***** Data section

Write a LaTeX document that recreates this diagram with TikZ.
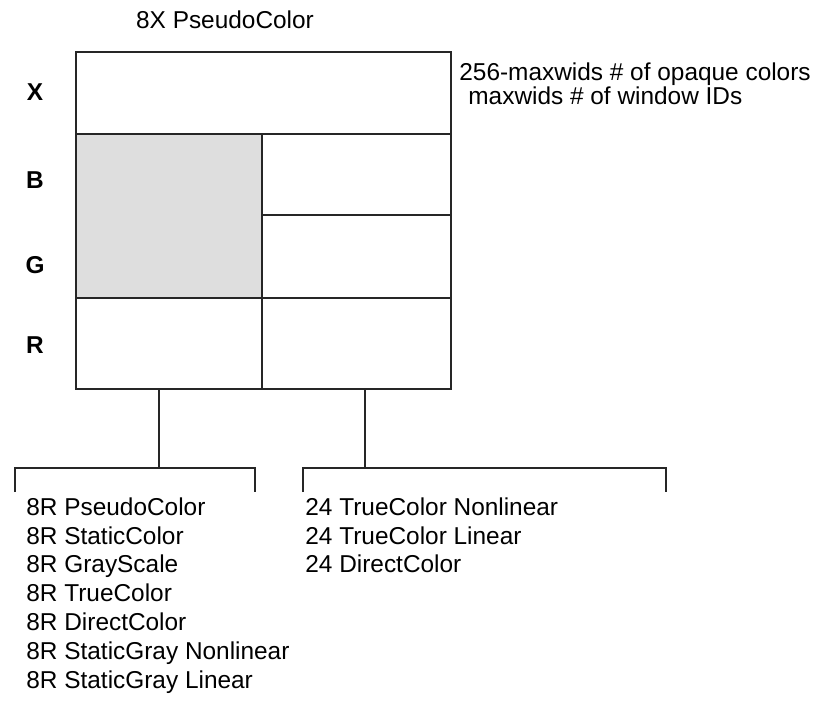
\documentclass[tikz,border=0pt]{standalone}
\usepackage{fontspec}
\setmainfont{Liberation Sans}
\tikzset{
  lbl/.style={inner sep=0pt, text height=8.8pt, text depth=2.6pt, font=\fontsize{12.2}{14.5}\selectfont},
  rowlbl/.style={lbl, font=\fontsize{12.2}{14.5}\selectfont\bfseries},
  ln/.style={line width=0.6pt, color=black!85}
}
\begin{document}
\begin{tikzpicture}[x=0.5pt,y=-0.5pt]
\useasboundingbox (0,0) rectangle (817,715);
% gray part of the B and G rows
\fill[black!13] (76,134) rectangle (262,298);
% the frame buffer box
\draw[ln] (76,52) rectangle (451,389);
\draw[ln] (76,134) -- (451,134);
\draw[ln] (262,134) -- (262,389);
\draw[ln] (262,215) -- (451,215);
\draw[ln] (76,298) -- (451,298);
\node[lbl] (title) at (225,22) {8X PseudoColor};
\foreach \n/\y in {X/94,B/182,G/267,R/347} % row names
\node[rowlbl] (row\n) at (35,\y) {\n};
\node[lbl, anchor=west] (opq) at (459,74) {256-maxwids \# of opaque colors};
\node[lbl, anchor=west] (wid) at (468,98) {maxwids \# of window IDs};
% stems and brackets
\coordinate (ltop) at (159,389);
\coordinate (lmid) at (159,468);
\coordinate (rtop) at (365,389);
\coordinate (rmid) at (365,468);
\draw[ln] (ltop) -- (lmid);
\draw[ln] (rtop) -- (rmid);
\draw[ln] (15,492) -- (15,468) -- (255,468) -- (255,492);
\draw[ln] (303,492) -- (303,468) -- (666,468) -- (666,492);
\foreach \i/\texto in {0/{8R PseudoColor},1/{8R StaticColor},2/{8R GrayScale},3/{8R TrueColor},4/{8R DirectColor},5/{8R StaticGray Nonlinear},6/{8R StaticGray Linear}}
\node[lbl, anchor=west] (l\i) at (26,509+28.8*\i) {\texto};
\foreach \i/\texto in {0/{24 TrueColor Nonlinear},1/{24 TrueColor Linear},2/{24 DirectColor}}
\node[lbl, anchor=west] (r\i) at (305,509+28.8*\i) {\texto};
\end{tikzpicture}
\end{document}
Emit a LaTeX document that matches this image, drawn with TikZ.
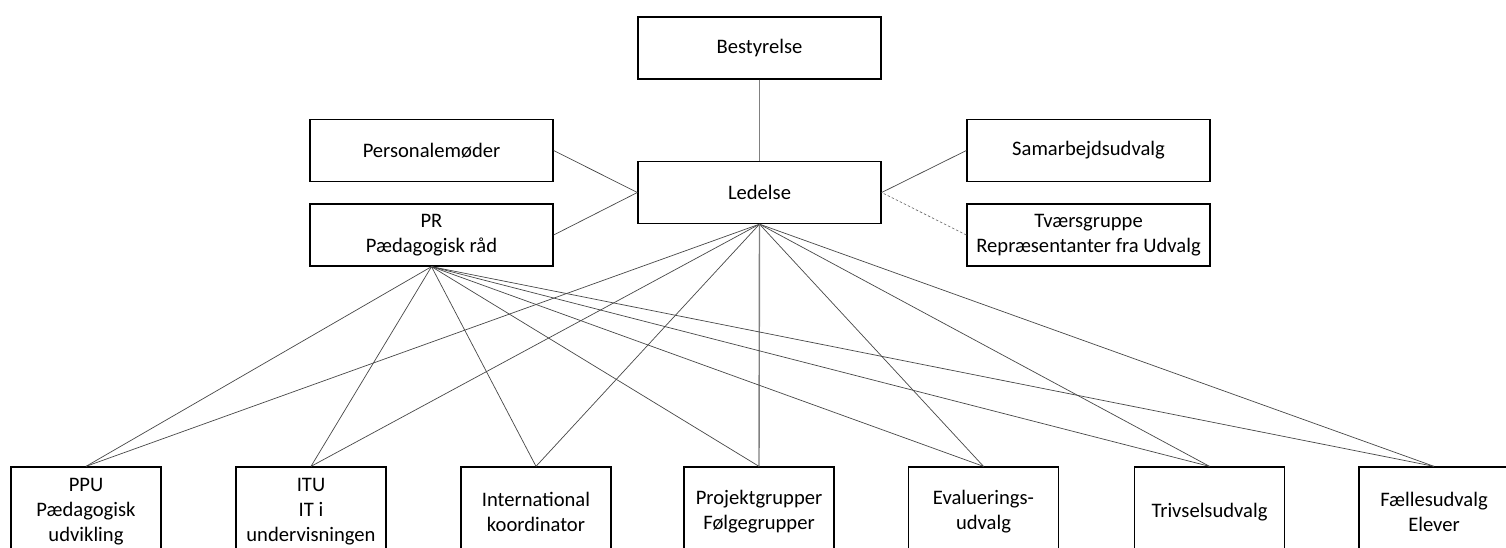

**********

# What is needed
Restate each of the entries above word for word and skip every image.

# Answer below
Write a LaTeX document that recreates this diagram with TikZ.
\documentclass[tikz,border=0pt]{standalone}
\usepackage{fontspec}
\setmainfont{Liberation Sans}
\tikzset{
  lbl/.style={inner sep=0pt, text height=8.8pt, text depth=2.6pt, font=\fontsize{12.2}{14.5}\selectfont},
  rowlbl/.style={lbl, font=\fontsize{12.2}{14.5}\selectfont\bfseries},
  ln/.style={line width=0.6pt, color=black!85}
}
\begin{document}
\begin{tikzpicture}[x=0.5pt,y=-0.5pt]
\useasboundingbox (0,0) rectangle (817,715);
% gray part of the B and G rows
\fill[black!13] (76,134) rectangle (262,298);
% the frame buffer box
\draw[ln] (76,52) rectangle (451,389);
\draw[ln] (76,134) -- (451,134);
\draw[ln] (262,134) -- (262,389);
\draw[ln] (262,215) -- (451,215);
\draw[ln] (76,298) -- (451,298);
\node[lbl] (title) at (225,22) {8X PseudoColor};
\foreach \n/\y in {X/94,B/182,G/267,R/347} % row names
\node[rowlbl] (row\n) at (35,\y) {\n};
\node[lbl, anchor=west] (opq) at (459,74) {256-maxwids \# of opaque colors};
\node[lbl, anchor=west] (wid) at (468,98) {maxwids \# of window IDs};
% stems and brackets
\coordinate (ltop) at (159,389);
\coordinate (lmid) at (159,468);
\coordinate (rtop) at (365,389);
\coordinate (rmid) at (365,468);
\draw[ln] (ltop) -- (lmid);
\draw[ln] (rtop) -- (rmid);
\draw[ln] (15,492) -- (15,468) -- (255,468) -- (255,492);
\draw[ln] (303,492) -- (303,468) -- (666,468) -- (666,492);
\foreach \i/\texto in {0/{8R PseudoColor},1/{8R StaticColor},2/{8R GrayScale},3/{8R TrueColor},4/{8R DirectColor},5/{8R StaticGray Nonlinear},6/{8R StaticGray Linear}}
\node[lbl, anchor=west] (l\i) at (26,509+28.8*\i) {\texto};
\foreach \i/\texto in {0/{24 TrueColor Nonlinear},1/{24 TrueColor Linear},2/{24 DirectColor}}
\node[lbl, anchor=west] (r\i) at (305,509+28.8*\i) {\texto};
\end{tikzpicture}
\end{document}
Emit a LaTeX document that matches this image, drawn with TikZ.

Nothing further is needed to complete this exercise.